Objective:
Using the entries shown below, output the line containing "Rebuild this chart as a Python script, using seaborn", the line containing "import pandas as pd", and every line between them, exactly. Pictures are omitted.

begin

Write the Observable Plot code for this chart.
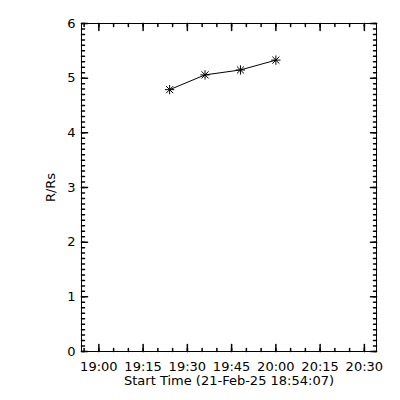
<!DOCTYPE html>
<html>
<head>
<meta charset="utf-8">
<script src="https://cdn.jsdelivr.net/npm/d3@7"></script>
<script src="https://cdn.jsdelivr.net/npm/@observablehq/plot@0.6"></script>
<style>
  html, body { margin: 0; padding: 0; background: #fff; }
</style>
</head>
<body>
<div id="chart"></div>
<script>
// Data
const times = ["2025-02-21T19:24:00Z", "2025-02-21T19:36:00Z", "2025-02-21T19:48:00Z", "2025-02-21T20:00:00Z"];
const heights = [4.79, 5.06, 5.15, 5.33];

const xStart = "2025-02-21T18:54:07Z";
const xEnd = "2025-02-21T20:34:07Z";
const xMajorTicks = ["19:00", "19:15", "19:30", "19:45", "20:00", "20:15", "20:30"];
const yMajorTicks = [0, 1, 2, 3, 4, 5, 6];
const xLabel = "Start Time (21-Feb-25 18:54:07)";
const yLabel = "R/Rs";

const toDate = (hm) => new Date(`2025-02-21T${hm}:00Z`);
const data = times.map((t, i) => ({time: new Date(t), r: heights[i]}));
const xMajor = xMajorTicks.map(toDate);
const xMinor = d3.utcMinute.every(5).range(new Date(xStart), new Date(xEnd));
const yMinor = d3.range(0, 60.5).map(v => v / 10);

const fmt = d3.utcFormat("%H:%M");
const tickShape = {draw(ctx, l) { ctx.moveTo(0, 0); ctx.lineTo(0, -l); }};

const chart = Plot.plot({
  width: 400,
  height: 400,
  marginLeft: 81,
  marginRight: 24,
  marginTop: 23,
  marginBottom: 49,
  style: {fontFamily: "DejaVu Sans", fontSize: "13px", color: "black", background: "white"},
  x: {type: "utc", domain: [new Date(xStart), new Date(xEnd)]},
  y: {domain: [0, 6]},
  marks: [
    Plot.frame({stroke: "black"}),
    // bottom axis labels
    Plot.axisX(xMajor, {anchor: "bottom", tickSize: 0, tickPadding: 10, tickFormat: fmt,
      label: xLabel, labelAnchor: "center", labelOffset: 33, labelArrow: "none"}),
    Plot.axisY(yMajorTicks, {anchor: "left", tickSize: 0, tickPadding: 6, tickFormat: "d",
      label: yLabel, labelAnchor: "center", labelOffset: 36, labelArrow: "none"}),
    // inward tick marks (bottom, top)
    Plot.vector(xMajor, {x: d => d, frameAnchor: "bottom", length: 7, anchor: "start", rotate: 0, shape: tickShape, stroke: "black"}),
    Plot.vector(xMinor, {x: d => d, frameAnchor: "bottom", length: 3, anchor: "start", rotate: 0, shape: tickShape, stroke: "black"}),
    Plot.vector(xMajor, {x: d => d, frameAnchor: "top", length: 7, anchor: "start", rotate: 180, shape: tickShape, stroke: "black"}),
    Plot.vector(xMinor, {x: d => d, frameAnchor: "top", length: 3, anchor: "start", rotate: 180, shape: tickShape, stroke: "black"}),
    // inward tick marks (left, right)
    Plot.vector(yMajorTicks, {y: d => d, frameAnchor: "left", length: 6, anchor: "start", rotate: 90, shape: tickShape, stroke: "black"}),
    Plot.vector(yMinor, {y: d => d, frameAnchor: "left", length: 3, anchor: "start", rotate: 90, shape: tickShape, stroke: "black"}),
    Plot.vector(yMajorTicks, {y: d => d, frameAnchor: "right", length: 6, anchor: "start", rotate: -90, shape: tickShape, stroke: "black"}),
    Plot.vector(yMinor, {y: d => d, frameAnchor: "right", length: 3, anchor: "start", rotate: -90, shape: tickShape, stroke: "black"}),
    // data
    Plot.line(data, {x: "time", y: "r", stroke: "black", strokeWidth: 1}),
    Plot.dot(data, {x: "time", y: "r", symbol: "plus", r: 3.1, stroke: "black", strokeWidth: 1}),
    Plot.dot(data, {x: "time", y: "r", symbol: "times", r: 3.3, stroke: "black", strokeWidth: 1})
  ]
});
document.getElementById("chart").appendChild(chart);
</script>
</body>
</html>
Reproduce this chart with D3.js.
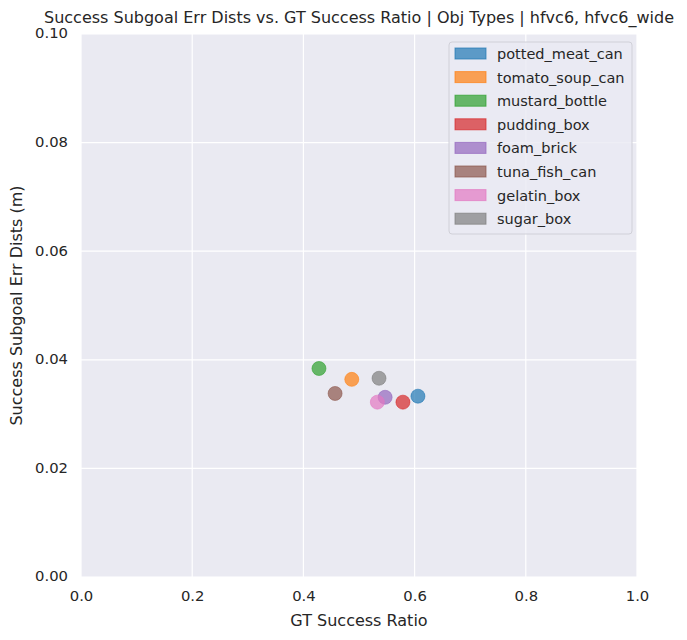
<!DOCTYPE html>
<html>
<head>
<meta charset="utf-8">
<script src="https://cdn.jsdelivr.net/npm/d3@7"></script>
<style>
  body { margin: 0; background: white; }
  text { font-family: "DejaVu Sans", sans-serif; fill: #262626; }
</style>
</head>
<body>
<div class="chart"></div>
<script>
const width = 687
const height = 640

// one point per object type
const objTypes = ["potted_meat_can", "tomato_soup_can", "mustard_bottle", "pudding_box",
  "foam_brick", "tuna_fish_can", "gelatin_box", "sugar_box"];
const successRatio = [0.606, 0.487, 0.428, 0.579, 0.547, 0.457, 0.533, 0.536];
const errDists = [0.0333, 0.0364, 0.0384, 0.0322, 0.0331, 0.0338, 0.0322, 0.0366];
const palette = ["#1f77b4", "#ff7f0e", "#2ca02c", "#d62728", "#9467bd", "#8c564b", "#e377c2", "#7f7f7f"];
const xTicks = [0, 0.2, 0.4, 0.6, 0.8, 1.0];
const yTicks = [0, 0.02, 0.04, 0.06, 0.08, 0.10];

const margin = {top: 34, right: 50, bottom: 63, left: 81};

const x = d3.scaleLinear().domain([0, 1]).range([margin.left, width - margin.right]);
const y = d3.scaleLinear().domain([0, 0.1]).range([height - margin.bottom, margin.top]);
const color = d3.scaleOrdinal().domain(objTypes).range(palette);

const svg = d3.create("svg")
  .attr("width", width)
  .attr("height", height);

svg.append("rect")
  .attr("x", x(0)).attr("y", y(0.1))
  .attr("width", x(1) - x(0)).attr("height", y(0) - y(0.1))
  .attr("fill", "#eaeaf2");

// grid
svg.append("g")
  .selectAll("line")
  .data(xTicks)
  .join("line")
  .attr("x1", d => x(d)).attr("x2", d => x(d))
  .attr("y1", y(0)).attr("y2", y(0.1))
  .attr("stroke", "white").attr("stroke-width", 1.2);

svg.append("g")
  .selectAll("line")
  .data(yTicks)
  .join("line")
  .attr("x1", x(0)).attr("x2", x(1))
  .attr("y1", d => y(d)).attr("y2", d => y(d))
  .attr("stroke", "white").attr("stroke-width", 1.2);

// axes, no domain/ticks lines like seaborn darkgrid
const xAxis = svg.append("g")
  .attr("transform", `translate(0,${y(0)})`)
  .call(d3.axisBottom(x).tickValues(xTicks).tickFormat(d3.format(".1f")).tickSize(0).tickPadding(13));
const yAxis = svg.append("g")
  .attr("transform", `translate(${x(0)},0)`)
  .call(d3.axisLeft(y).tickValues(yTicks).tickFormat(d3.format(".2f")).tickSize(0).tickPadding(13));
[xAxis, yAxis].forEach(g => {
  g.select(".domain").remove();
  g.selectAll("text").style("font-size", "14.8px").attr("fill", "#262626")
    .style("font-family", "'DejaVu Sans', sans-serif");
});
yAxis.selectAll("text").attr("dy", "0.26em");

// points
const pts = objTypes.map((name, i) => ({name: name, sr: successRatio[i], err: errDists[i]}));
svg.append("g")
  .selectAll("circle")
  .data(pts)
  .join("circle")
  .attr("cx", d => x(d.sr))
  .attr("cy", d => y(d.err))
  .attr("r", 7)
  .attr("fill", d => color(d.name))
  .attr("fill-opacity", 0.7)
  .attr("stroke", d => color(d.name))
  .attr("stroke-opacity", 0.7)
  .attr("stroke-width", 0.8);

// legend
const lg = svg.append("g").attr("transform", "translate(449,42)");
lg.append("rect")
  .attr("width", 183).attr("height", 192)
  .attr("rx", 3)
  .attr("fill", "#eaeaf2").attr("fill-opacity", 0.8)
  .attr("stroke", "#d0d0d8");
const rows = lg.selectAll("g.row")
  .data(objTypes)
  .join("g")
  .attr("class", "row")
  .attr("transform", (d, i) => `translate(0,${12 + i * 23.6})`);
rows.append("rect")
  .attr("x", 6).attr("y", -6)
  .attr("width", 31).attr("height", 11)
  .attr("fill", d => color(d)).attr("fill-opacity", 0.7)
  .attr("stroke", d => color(d)).attr("stroke-opacity", 0.7);
rows.append("text")
  .attr("x", 48).attr("y", 0)
  .attr("dy", "0.35em")
  .style("font-size", "14.5px")
  .text(d => d);

svg.append("text")
  .attr("x", (x(0) + x(1)) / 2).attr("y", 23)
  .attr("text-anchor", "middle")
  .style("font-size", "16px")
  .text("Success Subgoal Err Dists vs. GT Success Ratio | Obj Types | hfvc6, hfvc6_wide");

svg.append("text")
  .attr("x", (x(0) + x(1)) / 2).attr("y", 626)
  .attr("text-anchor", "middle")
  .style("font-size", "16px")
  .text("GT Success Ratio");

svg.append("text")
  .attr("transform", `translate(22,${(y(0) + y(0.1)) / 2}) rotate(-90)`)
  .attr("text-anchor", "middle")
  .style("font-size", "16px")
  .text("Success Subgoal Err Dists (m)");

document.querySelector(".chart").append(svg.node());
</script>
</body>
</html>
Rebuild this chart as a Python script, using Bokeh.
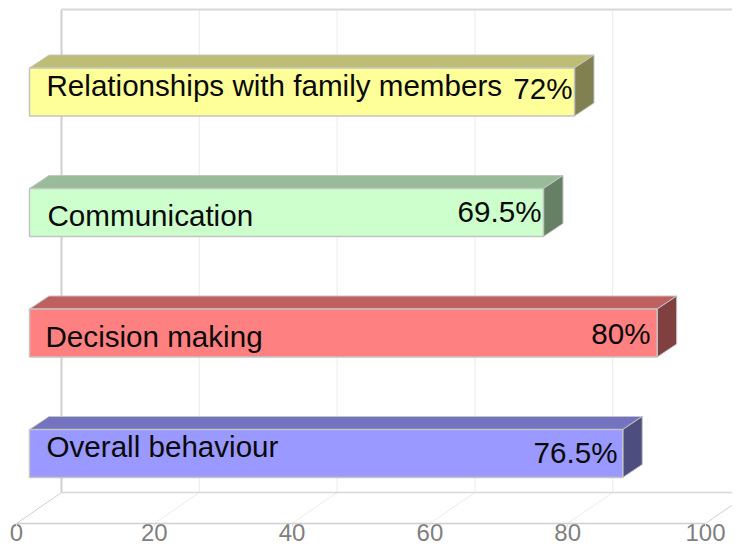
from bokeh.plotting import figure
from bokeh.models import Range1d, FixedTicker
from bokeh.core.properties import value
from bokeh.embed import file_html
from bokeh.resources import INLINE

categories = ["Overall behaviour", "Decision making", "Communication", "Relationships with family members"]
axis_values = [86.1, 91.1, 74.6, 79.1]
percent_labels = ["76.5%", "80%", "69.5%", "72%"]
positions = [0, 1, 2, 3]
ticks = [0, 20, 40, 60, 80, 100]
tick_labels = ["0", "20", "40", "60", "80", "100"]
front_colors = ["#9999FF", "#FF8080", "#CCFFCC", "#FFFF99"]
top_colors = ["#7373BF", "#BF6060", "#99BB99", "#BDBD75"]
side_colors = ["#4D4D80", "#804040", "#668066", "#808050"]

# pixel nudges of the hand-placed labels
name_x = [46, 45, 47, 46]
name_dy = [-7, 3, 3, -6.5]
pct_right = [617, 650, 541, 572]
pct_dy = [-1, 0.5, -1.5, -3.5]

PX_X = 6.89
PX_Y = 120.5
WIDTH, HEIGHT = 732, 543
FLOOR_PX = 523
ORIGIN = 16
x0 = -ORIGIN / PX_X
y0 = -(FLOOR_PX - 453) / PX_Y
y_bottom = -(HEIGHT - 453) / PX_Y
wall_dx, wall_dy = 45 / PX_X, (FLOOR_PX - 492) / PX_Y
bar_off = 13 / PX_X
bar_h = 48 / PX_Y
bar_dx, bar_dy = 19.5 / PX_X, 13 / PX_Y
y_top = y0 + (FLOOR_PX - 9) / PX_Y

p = figure(width=WIDTH, height=HEIGHT,
           x_range=Range1d(x0, x0 + WIDTH / PX_X), y_range=Range1d(y_bottom, y_bottom + HEIGHT / PX_Y),
           output_backend="svg", toolbar_location=None, min_border=0,
           outline_line_color=None, background_fill_color="white", border_fill_color="white")
p.grid.visible = False
p.yaxis.visible = False
ax = p.xaxis[0]
ax.fixed_location = y0
ax.ticker = FixedTicker(ticks=ticks)
ax.bounds = (0, 100)
ax.axis_line_color = "#cfcfcf"
ax.axis_line_width = 1.5
ax.major_tick_line_color = "#e0e0e0"
ax.major_tick_out = 3
ax.major_tick_in = 0
ax.minor_tick_line_color = None
ax.major_label_overrides = {t: "" for t in ticks}

# tick labels sit as high as the page needs to keep them whole
p.text(ticks, [y_bottom] * len(ticks), text=tick_labels, text_font=value("Liberation Sans"),
       text_font_size="24px", text_color="#808080", text_align="center",
       text_baseline="middle", y_offset=-11)

# wall grid and floor
for t in ticks:
    edge = t in (0, 100)
    p.line([t + wall_dx, t + wall_dx], [y0 + wall_dy, y_top],
           line_color="#cfcfcf" if t == 0 else "#ebebeb", line_width=2 if t == 0 else 1)
    p.line([t, t + wall_dx], [y0, y0 + wall_dy],
           line_color="#cfcfcf" if edge else "#ebebeb", line_width=1)
p.line([wall_dx, 100 + wall_dx], [y_top, y_top], line_color="#d8d8d8", line_width=2)
p.line([wall_dx, 100 + wall_dx], [y0 + wall_dy, y0 + wall_dy], line_color="#d8d8d8", line_width=1.5)

# 3D bars
edge = "#c4c4c4"
for y, v, fc, tc, sc in zip(positions, axis_values, front_colors, top_colors, side_colors):
    l, r = bar_off, bar_off + v
    b, t = y - bar_h / 2, y + bar_h / 2
    p.patch([l, l + bar_dx, r + bar_dx, r], [t, t + bar_dy, t + bar_dy, t],
            fill_color=tc, line_color=edge, line_width=1)
    p.patch([r, r + bar_dx, r + bar_dx, r], [t, t + bar_dy, b + bar_dy, b],
            fill_color=sc, line_color=edge, line_width=1)
    p.quad(left=l, right=r, bottom=b, top=t, fill_color=fc, line_color=edge, line_width=1.5)

# labels
for y, name, pct, nx, ndy, pr, pdy in zip(positions, categories, percent_labels,
                                          name_x, name_dy, pct_right, pct_dy):
    p.text([(nx - ORIGIN) / PX_X], [y], text=[name], text_font=value("Liberation Sans"),
           text_font_size="29.6px", text_color="#0a0a0a", text_align="left",
           text_baseline="middle", y_offset=ndy)
    p.text([(pr - ORIGIN) / PX_X], [y], text=[pct], text_font=value("Liberation Sans"),
           text_font_size="29.6px", text_color="#0a0a0a", text_align="right",
           text_baseline="middle", y_offset=pdy)

open("out.html", "w").write(file_html(p, INLINE))
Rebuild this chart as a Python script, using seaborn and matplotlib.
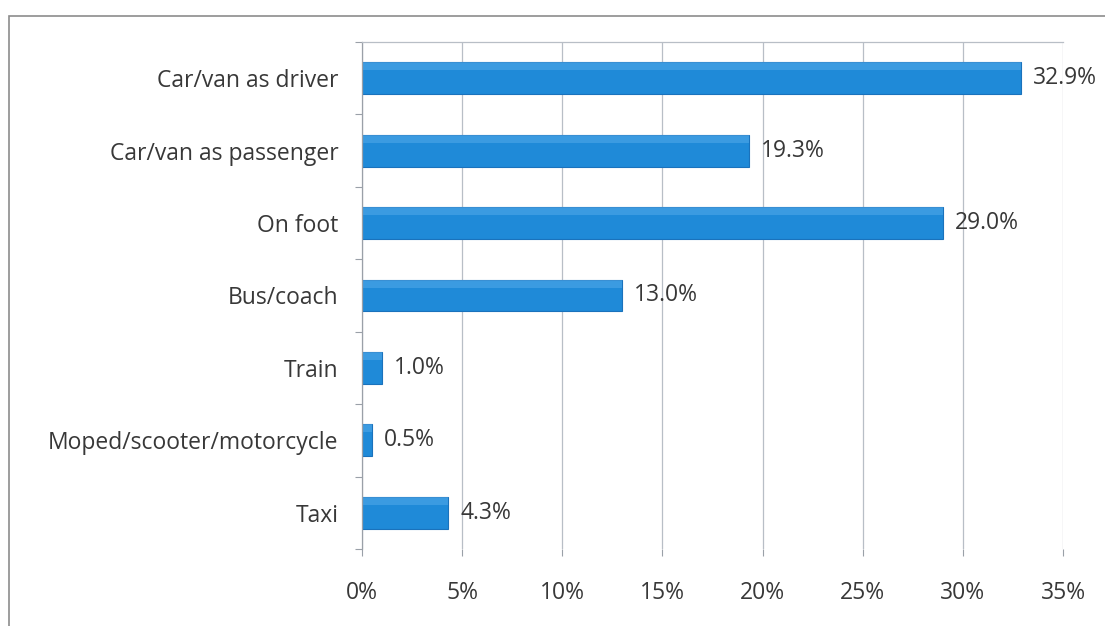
import matplotlib
matplotlib.use("Agg")
import matplotlib.pyplot as plt
from matplotlib.patches import Rectangle
from matplotlib.ticker import FixedLocator
import seaborn as sns
import pandas as pd

modes = ["Car/van as driver", "Car/van as passenger", "On foot", "Bus/coach",
         "Train", "Moped/scooter/motorcycle", "Taxi"]
shares = [32.9, 19.3, 29.0, 13.0, 1.0, 0.5, 4.3]
x_ticks = [0, 5, 10, 15, 20, 25, 30, 35]

df = pd.DataFrame({"mode": modes, "share": shares})

sns.set_theme(style="white")
plt.rcParams["font.family"] = ["Open Sans", "DejaVu Sans"]

FS = 16.5
TXT = "#383838"

fig = plt.figure(figsize=(11.05, 6.26), dpi=100)
ax = fig.add_axes([0.3276, 0.123, 0.6344, 0.8100])

sns.barplot(data=df, x="share", y="mode", orient="h", color="#1F8AD8",
            width=0.44, edgecolor="#1A72BC", linewidth=0.8, saturation=1,
            ax=ax)

# soft highlight along the top of each bar
for patch in ax.patches:
    x0, y0 = patch.get_x(), patch.get_y()
    w, h = patch.get_width(), patch.get_height()
    ax.add_patch(Rectangle((x0, y0), w, h * 0.25, facecolor="#58ACEA",
                           edgecolor="none", alpha=0.5,
                           zorder=patch.get_zorder() + 0.1))

for i, v in enumerate(shares):
    ax.text(v + 0.6, i, f"{v:.1f}%", va="center", ha="left",
            fontsize=FS, color=TXT)

ax.set_xlim(0, 35)
ax.set_ylim(6.5, -0.5)
ax.set_xticks(x_ticks)
ax.set_xticklabels([f"{t}%" for t in x_ticks])
ax.xaxis.grid(True, color="#B8BEC6", linewidth=0.9)
ax.set_axisbelow(True)
ax.set_xlabel("")
ax.set_ylabel("")

ax.tick_params(axis="x", which="major", length=5, width=0.8, color="#9AA0A8",
               pad=18, labelsize=FS, labelcolor=TXT, bottom=True)
ax.tick_params(axis="y", which="major", length=0, pad=17, labelsize=FS,
               labelcolor=TXT)
ax.yaxis.set_minor_locator(FixedLocator([-0.5 + k for k in range(8)]))
ax.tick_params(axis="y", which="minor", length=5, width=0.8, color="#9AA0A8",
               left=True)

for side in ["right", "bottom"]:
    ax.spines[side].set_visible(False)
ax.spines["left"].set_color("#9AA0A8")
ax.spines["top"].set_color("#B8BEC6")
ax.spines["left"].set_linewidth(0.9)
ax.spines["top"].set_linewidth(0.9)

# chart frame
fig.patches.append(Rectangle((9 / 1105, -0.05), 1.2, 1 - 16 / 626 + 0.05,
                             transform=fig.transFigure, fill=False,
                             edgecolor="#8C8C8C", linewidth=1.2))

fig.savefig("out.png", dpi=100, facecolor="white")
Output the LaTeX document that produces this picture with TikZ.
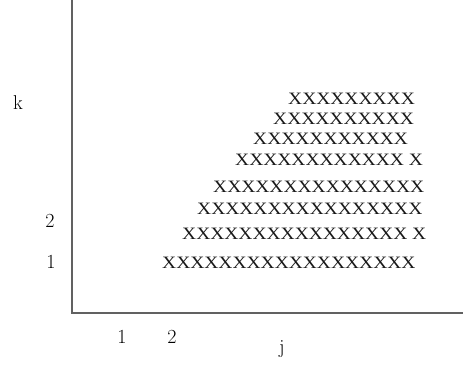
\documentclass[tikz,border=0pt]{standalone}
\usepackage{fontspec}
\newfontfamily\xfont[FakeStretch=1.12]{Liberation Serif}
\begin{document}
\begin{tikzpicture}[x=1pt,y=-1pt,
  axis/.style={draw=black!62,line width=1.4pt},
  lab/.style={inner sep=0pt,font=\fontsize{20}{20}\selectfont},
  xrow/.style={inner sep=0pt,anchor=base west,text=black!90,font=\xfont\fontsize{17.4}{17.4}\selectfont}]
\useasboundingbox (0,0) rectangle (463,367);
\coordinate (top) at (72,0);
\coordinate (origin) at (72,313);
\coordinate (right) at (463,313);
\draw[axis] (top) -- (origin) -- (right);
\node[lab] (k) at (18,103) {k};
\node[lab] (k2) at (50,221) {2};
\node[lab] (k1) at (51,262) {1};
\node[lab] (j1) at (122,337) {1};
\node[lab] (j2) at (172,337) {2};
\node[lab] (j) at (282,349) {j};
\node[xrow] (r1) at (162,268) {XXXXXXXXXXXXXXXXXX};
\node[xrow] (r2) at (182,239) {XXXXXXXXXXXXXXXX X};
\node[xrow] (r3) at (197,214) {XXXXXXXXXXXXXXXX};
\node[xrow] (r4) at (213,192) {XXXXXXXXXXXXXXX};
\node[xrow] (r5) at (235,165) {XXXXXXXXXXXX X};
\node[xrow] (r6) at (253,144) {XXXXXXXXXXX};
\node[xrow] (r7) at (273,124) {XXXXXXXXXX};
\node[xrow] (r8) at (288,104) {XXXXXXXXX};
\end{tikzpicture}
\end{document}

end

Expected output:
Rebuild this chart as a Python script, using seaborn and matplotlib.
import matplotlib
matplotlib.use("Agg")
import matplotlib.pyplot as plt
from matplotlib.patches import Rectangle
from matplotlib.ticker import FixedLocator
import seaborn as sns
import pandas as pd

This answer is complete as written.